What Should I Write About?
love, running without music, eggs (why is it always eggs with me?) & sunset from the shower
It’s Thursday evening, and I have nothing ready for you.
This morning I ran into my sister Kathryn on my way to work, and I asked her what I should write about. She said I should write about Isabelle’s wedding. Isabelle is my other sister. Isabelle and her husband Grayson went to Italy on their honeymoon—spent a lovely couple of days in Sienna, arrived in Florence, came down with a case of traveler’s bacteria (whatever the hell that is), and in her own words “didn’t get to see or eat anything.” Their wedding was beautiful.
When, after work and still directionless, I stopped by Maddie’s, she said I should write about her, and then more specifically about watching her fall in love. I asked her if she really wanted me to write about that for my thousand odd subscribers and she said maybe not, but here we are (or rather here I am, writing)—I guess you can’t really put the toothpaste back in the tube. Maddie is off to Paris tonight with the man she’s recently fallen in love with (a process that has been dizzyingly joyful to watch). That’s two votes for love.
I decided to go on a run and maybe think about love and see if I could come up with something coherent. I’ve fallen into the habit of running without music, which makes it easy to think—so easy, in fact that I don’t even have to be an active participant in the thinking. I ran three miles and don’t remember a single thought except for when I saw a single tree blooming with pink flowers and considered stopping to tear off and carry home one of its branches.
I called my cousin Grace and asked her what I should write about.
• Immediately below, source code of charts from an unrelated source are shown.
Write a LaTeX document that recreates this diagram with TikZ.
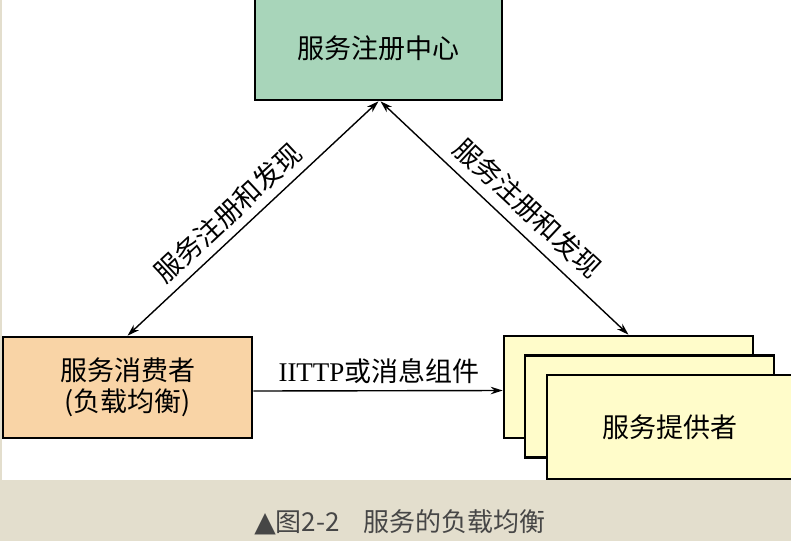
\documentclass[tikz,border=0pt]{standalone}
\usepackage{fontspec}
\setmainfont{Noto Sans CJK SC}
\newfontfamily\latfont{Liberation Serif}
\newfontfamily\symfont{DejaVu Sans}
\usetikzlibrary{arrows.meta}
\definecolor{regfill}{RGB}{168,213,186}
\definecolor{consfill}{RGB}{249,212,166}
\definecolor{provfill}{RGB}{255,252,202}
\definecolor{capbg}{RGB}{227,222,205}
\definecolor{captxt}{RGB}{70,70,70}
\tikzset{
  boxnode/.style={draw=black, line width=2.6pt, minimum width=249pt, inner sep=0pt, align=center, font=\fontsize{27}{31}\selectfont},
  conn/.style={line width=1.4pt, {Stealth[length=12pt,width=7.5pt]}-{Stealth[length=12pt,width=7.5pt]}},
  oneway/.style={line width=1.4pt, -{Stealth[length=12pt,width=7.5pt]}},
  lbl/.style={font=\fontsize{27}{30}\selectfont, inner sep=0pt}
}
\begin{document}
\begin{tikzpicture}[x=1pt,y=-1pt]
\useasboundingbox (0,0) rectangle (791,541);
\clip (0,0) rectangle (791,541);
\fill[white] (0,0) rectangle (791,480);
\fill[capbg] (0,480) rectangle (791,541);
\fill[capbg] (0,0) rectangle (1.5,480);
% boxes
\node[boxnode, fill=regfill, minimum width=247pt, minimum height=104pt] (reg) at (378.5,48) {服务注册中心};
\node[boxnode, fill=consfill, minimum height=101pt] (cons) at (127.5,387.5) {服务消费者\\(负载均衡)};
\node[boxnode, fill=provfill, minimum height=102pt] (p1) at (628.5,387) {};
\node[boxnode, fill=provfill, minimum height=102pt] (p2) at (649.5,406.5) {};
\node[boxnode, fill=provfill, minimum height=104pt] (p3) at (671.5,427) {\hspace*{-3pt}服务提供者};
% connectors
\draw[conn] (cons.north) -- (reg.south);
\draw[conn] ([xshift=2pt]reg.south) -- (p1.north);
\draw[oneway] ([yshift=-3.5pt]cons.east) -- ([yshift=-3.5pt]p1.west);
% labels
\node[lbl, rotate=43] (l1) at (228,213) {服务注册和发现};
\node[lbl, rotate=-43] (l2) at (528,208) {服务注册和发现};
\node[lbl] (l3) at (379,371) {{\latfont IITTP}或消息组件};
% caption
\node[font=\fontsize{26}{28}\selectfont, text=captxt, inner sep=0pt] (cap) at (400,522) {{\symfont\fontsize{28}{28}\selectfont ▲}图2-2\hspace{24pt}服务的负载均衡};
\end{tikzpicture}
\end{document}
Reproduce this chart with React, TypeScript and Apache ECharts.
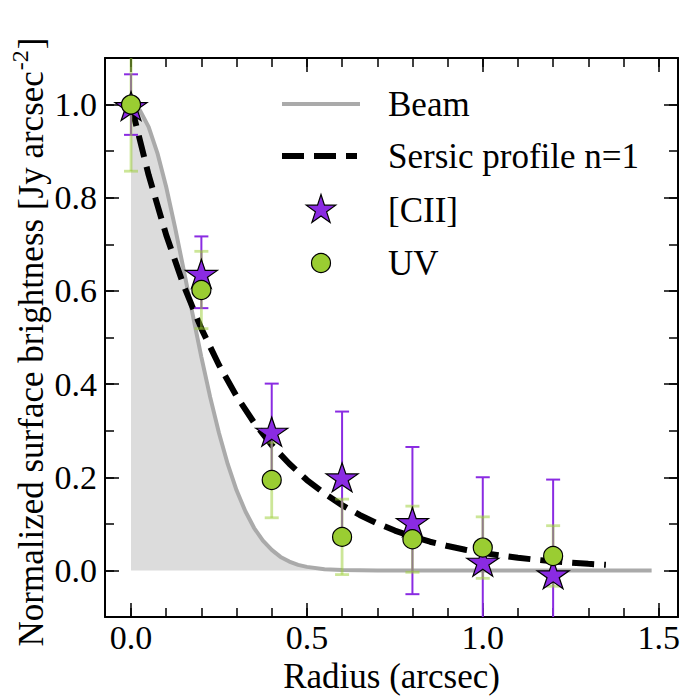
import React, { useEffect, useRef } from "react";
import * as echarts from "echarts";

// ---- data ----
const radius = [0, 0.2, 0.4, 0.6, 0.8, 1.0, 1.2];
const ciiValues = [1.0, 0.64, 0.301, 0.203, 0.107, 0.022, -0.005];
const ciiErrors = [0.065, 0.077, 0.1, 0.138, 0.158, 0.178, 0.2];
const uvValues = [1.0, 0.602, 0.194, 0.072, 0.067, 0.049, 0.031];
const uvErrors = [0.143, 0.083, 0.081, 0.081, 0.071, 0.066, 0.065];

const beamX = [0, 0.025, 0.05, 0.075, 0.1, 0.125, 0.15, 0.175, 0.2, 0.225, 0.25, 0.275, 0.3, 0.325, 0.35, 0.375, 0.4, 0.425, 0.45, 0.475, 0.5, 0.55, 0.6, 0.7, 1.0, 1.48];
const beamY = [1.0, 0.988, 0.952, 0.896, 0.823, 0.737, 0.644, 0.55, 0.458, 0.372, 0.295, 0.228, 0.172, 0.127, 0.091, 0.064, 0.044, 0.029, 0.019, 0.012, 0.0076, 0.0027, 0.0009, 0, 0, 0];

const sersicX = [0, 0.05, 0.1, 0.15, 0.2, 0.25, 0.3, 0.35, 0.4, 0.45, 0.5, 0.55, 0.6, 0.65, 0.7, 0.75, 0.8, 0.85, 0.9, 0.95, 1.0, 1.05, 1.1, 1.15, 1.2, 1.25, 1.3, 1.35];
const sersicY = [1.0, 0.849, 0.72, 0.611, 0.519, 0.441, 0.374, 0.317, 0.269, 0.229, 0.194, 0.165, 0.14, 0.119, 0.101, 0.0855, 0.0726, 0.0616, 0.0523, 0.0444, 0.0377, 0.032, 0.0271, 0.023, 0.0196, 0.0166, 0.0141, 0.012];

const xMajorTicks = [0, 0.5, 1.0, 1.5];
const xMinorTicks = [0, 0.1, 0.2, 0.3, 0.4, 0.5, 0.6, 0.7, 0.8, 0.9, 1.0, 1.1, 1.2, 1.3, 1.4, 1.5];
const yMajorTicks = [0, 0.2, 0.4, 0.6, 0.8, 1.0];
const yMinorTicks = [-0.1, 0, 0.1, 0.2, 0.3, 0.4, 0.5, 0.6, 0.7, 0.8, 0.9, 1.0, 1.1];

const legendLabels = ["Beam", "Sersic profile n=1", "[CII]", "UV"];
const yTitleParts = ["Normalized surface brightness [Jy arcsec", "-2", "]"];

const X_MIN = -0.074;
const X_MAX = 1.555;
const Y_MIN = -0.1;
const Y_MAX = 1.1;

const FONT = "Liberation Serif";
const PURPLE = "#8a2be2";
const GREEN = "#9acd32";
const STAR_PATH =
  "path://M0,-100 L22.45,-30.9 L95.11,-30.9 L36.33,11.8 L58.78,80.9 L0,38.2 L-58.78,80.9 L-36.33,11.8 L-95.11,-30.9 L-22.45,-30.9 Z";
const STAR_UNIT: number[][] = [
  [0, -1], [0.2245, -0.309], [0.9511, -0.309], [0.3633, 0.118], [0.5878, 0.809],
  [0, 0.382], [-0.5878, 0.809], [-0.3633, 0.118], [-0.9511, -0.309], [-0.2245, -0.309],
];

function measure(text: string, size: number): number {
  const c = document.createElement("canvas").getContext("2d");
  if (!c) return text.length * size * 0.45;
  c.font = size + "px " + FONT;
  return c.measureText(text).width;
}

function errorSeries(values: number[], errors: number[], color: string, width: number) {
  return {
    type: "custom",
    clip: false,
    xAxisIndex: 0,
    yAxisIndex: 0,
    data: radius.map((r, i) => [r, values[i] - errors[i], values[i] + errors[i]]),
    encode: { x: 0, y: [1, 2] },
    renderItem: (params: any, api: any) => {
      const x = api.value(0);
      const lo = api.value(1);
      const hi = api.value(2);
      const pTop = api.coord([x, Math.min(hi, Y_MAX)]);
      const pBot = api.coord([x, Math.max(lo, Y_MIN)]);
      const hw = 7;
      const style = { stroke: color, lineWidth: width };
      const children: any[] = [
        { type: "line", shape: { x1: pTop[0], y1: pTop[1], x2: pBot[0], y2: pBot[1] }, style },
      ];
      if (hi <= Y_MAX) {
        children.push({ type: "line", shape: { x1: pTop[0] - hw, y1: pTop[1], x2: pTop[0] + hw, y2: pTop[1] }, style });
      }
      if (lo >= Y_MIN) {
        children.push({ type: "line", shape: { x1: pBot[0] - hw, y1: pBot[1], x2: pBot[0] + hw, y2: pBot[1] }, style });
      }
      return { type: "group", children };
    },
    z: 3,
  };
}

function tickAxis(kind: "x" | "y", position: string, values: number[], len: number, main: boolean) {
  const base: any = {
    type: "value",
    position,
    min: kind === "x" ? X_MIN : Y_MIN,
    max: kind === "x" ? X_MAX : Y_MAX,
    splitLine: { show: false },
    axisLine: { show: main, onZero: false, lineStyle: { color: "#000", width: 2 } },
    axisTick: { show: true, inside: true, length: len, customValues: values, lineStyle: { color: "#000", width: 1.5 } },
    axisLabel: { show: false },
  };
  return base;
}

export default function App() {
  const ref = useRef<HTMLDivElement>(null);
  useEffect(() => {
    document.body.style.margin = "0";
    const chart = echarts.init(ref.current!, undefined, { renderer: "svg" });

    const legendX0 = 282;
    const legendX1 = 360;
    const legendTextX = 388;
    const rows = [104, 156, 210, 263];
    const starR = 15.5;
    const starCx = 321;

    const xMain = tickAxis("x", "bottom", xMajorTicks, 14, true);
    xMain.axisLabel = {
      show: true,
      customValues: xMajorTicks,
      formatter: (v: number) => v.toFixed(1),
      fontFamily: FONT,
      fontSize: 34,
      color: "#000",
      margin: 3,
    };
    xMain.name = "Radius (arcsec)";
    xMain.nameLocation = "middle";
    xMain.nameGap = 42;
    xMain.nameTextStyle = { fontFamily: FONT, fontSize: 35, color: "#000" };

    const yMain = tickAxis("y", "left", yMajorTicks, 14, true);
    yMain.axisLabel = {
      show: true,
      customValues: yMajorTicks,
      formatter: (v: number) => v.toFixed(1),
      fontFamily: FONT,
      fontSize: 34,
      color: "#000",
      margin: 8,
    };

    const w1 = measure(yTitleParts[0], 35);
    const w2 = measure(yTitleParts[1], 24);
    const w3 = measure(yTitleParts[2], 35);
    const total = w1 + w2 + w3;
    const start = -total / 2;
    const yTitle = {
      type: "group",
      x: 31,
      y: 343,
      rotation: Math.PI / 2,
      children: [
        { type: "text", x: start, y: 0, style: { text: yTitleParts[0], fontFamily: FONT, fontSize: 35, fill: "#000", verticalAlign: "middle", align: "left" } },
        { type: "text", x: start + w1 + 1, y: -11, style: { text: yTitleParts[1], fontFamily: FONT, fontSize: 24, fill: "#000", verticalAlign: "middle", align: "left" } },
        { type: "text", x: start + w1 + w2 + 2, y: 0, style: { text: yTitleParts[2], fontFamily: FONT, fontSize: 35, fill: "#000", verticalAlign: "middle", align: "left" } },
      ],
    };

    const option: any = {
      animation: false,
      grid: { left: 105, right: 5, top: 58, bottom: 80, outerBoundsMode: "none" },
      xAxis: [
        xMain,
        tickAxis("x", "bottom", xMinorTicks, 9, false),
        tickAxis("x", "top", xMajorTicks, 14, true),
        tickAxis("x", "top", xMinorTicks, 9, false),
      ],
      yAxis: [
        yMain,
        tickAxis("y", "left", yMinorTicks, 9, false),
        tickAxis("y", "right", yMajorTicks, 14, true),
        tickAxis("y", "right", yMinorTicks, 9, false),
      ],
      series: [
        {
          name: "Beam",
          type: "line",
          clip: false,
          xAxisIndex: 0,
          yAxisIndex: 0,
          data: beamX.map((x, i) => [x, beamY[i]]),
          showSymbol: false,
          symbol: "none",
          lineStyle: { color: "#aaaaaa", width: 4 },
          areaStyle: { color: "#dcdcdc", origin: "auto", opacity: 1 },
          z: 1,
        },
        {
          name: "Sersic profile n=1",
          type: "line",
          clip: false,
          xAxisIndex: 0,
          yAxisIndex: 0,
          data: sersicX.map((x, i) => [x, sersicY[i]]),
          showSymbol: false,
          symbol: "none",
          lineStyle: { color: "#000", width: 6, type: [22, 10], cap: "butt" },
          z: 2,
        },
        errorSeries(ciiValues, ciiErrors, PURPLE, 2),
        errorSeries(uvValues, uvErrors, "rgba(154,205,50,0.5)", 2.8),
        {
          name: "[CII]",
          type: "scatter",
          xAxisIndex: 0,
          yAxisIndex: 0,
          data: radius.map((r, i) => [r, ciiValues[i]]),
          symbol: STAR_PATH,
          symbolSize: [32, 30.4],
          symbolKeepAspect: true,
          symbolOffset: [0, 1.5],
          itemStyle: { color: PURPLE, borderColor: "#000", borderWidth: 1.2, opacity: 1 },
          z: 4,
        },
        {
          name: "UV",
          type: "scatter",
          xAxisIndex: 0,
          yAxisIndex: 0,
          data: radius.map((r, i) => [r, uvValues[i]]),
          symbol: "circle",
          symbolSize: 19,
          itemStyle: { color: GREEN, borderColor: "#000", borderWidth: 1.2, opacity: 1 },
          z: 5,
        },
      ],
      graphic: [
        yTitle,
        {
          type: "line",
          shape: { x1: legendX0, y1: rows[0], x2: legendX1, y2: rows[0] },
          style: { stroke: "#aaaaaa", lineWidth: 4 },
        },
        {
          type: "line",
          shape: { x1: legendX0, y1: rows[1], x2: legendX1 - 3, y2: rows[1] },
          style: { stroke: "#000", lineWidth: 6, lineDash: [22, 10] },
        },
        {
          type: "polygon",
          shape: { points: STAR_UNIT.map((p) => [starCx + p[0] * starR, rows[2] + p[1] * starR]) },
          style: { fill: PURPLE, stroke: "#000", lineWidth: 1.2 },
        },
        {
          type: "circle",
          shape: { cx: starCx, cy: rows[3], r: 9.5 },
          style: { fill: GREEN, stroke: "#000", lineWidth: 1.2 },
        },
        ...legendLabels.map((t, i) => ({
          type: "text",
          x: legendTextX,
          y: rows[i],
          style: { text: t, fontFamily: FONT, fontSize: 35, fill: "#000", verticalAlign: "middle", align: "left" },
        })),
      ],
    };
    chart.setOption(option);
    return () => chart.dispose();
  }, []);
  return <div ref={ref} style={{ width: 683, height: 697 }} />;
}
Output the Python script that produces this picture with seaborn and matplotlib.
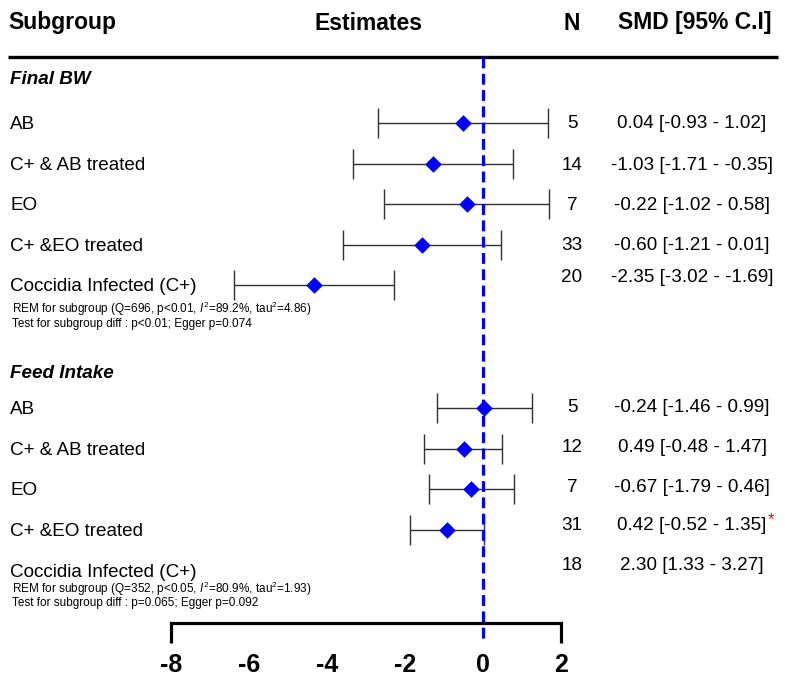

She said I could write about my breakfast dilemma or about David.
My breakfast dilemma is this: at my old job, I used to eat two eggs for breakfast everyday which (and I know this is insane) I would cook in the office kitchen. Yes—I, Eve, was the girl who cooked eggs at work. What can I say? Though I never saw anyone else do this, there was an induction stovetop, frying pans in the cabinet, and anywhere from 1-3 dozen eggs in the fridge at all times, so someone else must have done it sometime. At my new job, they don’t have any of that stuff. They have a catered breakfast, which includes fruit (usually an assortment of melon, which doesn’t interest me), fixings for avocado toast (the mashed avocado always looks so oily, I just can’t bear it), a platter of bagels, and a pyramid of hard boiled eggs in little plastic cups. I don’t want to eat a peeled hard boiled egg out of a cup, so I end up eating anywhere from 1/4 to 3/4 of a bagel with cream cheese, and that’s just not a breakfast that’s going to serve me well. In fact, I find that I’m starving by 11am, and then even after I’ve eaten lunch, I’m hungry again 2 hours later, probably because I’m bored, but also definitely because I didn’t get enough protein for breakfast. David is Grace’s perfect baby.
Grace also said, and I quote: “You can write about anything I guess. I love all your posts. I always enjoy them. The only time I’m sad is when you just do a poem, and I’m sad that there’s not more; I want more. But I really liked the poem you posted about last week. I love your posts, all of them, and I agree, I wouldn’t want to eat a hard boiled egg—I don’t want to eat a hard boiled egg anyway, but if I did eat eggs—from someone else. I want to boil my own eggs, thanks.”
I got home from my run then and got in the shower. The stupid LED boob light in my bathroom is burnt out for the second time in the 2.5 years I’ve lived in this apartment even though they’re supposed to last for 5-20 years. Because it was dark-ish in the bathroom, I didn’t miss the change in the light outside that occurred at 7:46pm. I could see it happen through the fogged glass window in my shower.
My windows face east, so there shouldn’t really be a change in the light at 7:46pm; however, the large windows on several buildings on 7th Avenue catch the sunset and reflect it back at me. I saw the light change and flung open the window, set my elbows on the sill and leaned down and out in such a way so as not to flash any neighbors. All the tall buildings were glowing practically red, and a cool wind was blowing each leaf on the big backyard tree—also bathed in warm light—in tempting undulations. The steam from my shower drifted out into the evening, and I could almost imagine that the sound of falling water (unremarkable water pressure) was that of a babbling brook. The sunset in the east only ever lasts for six or seven minutes, and tonight I didn’t miss it.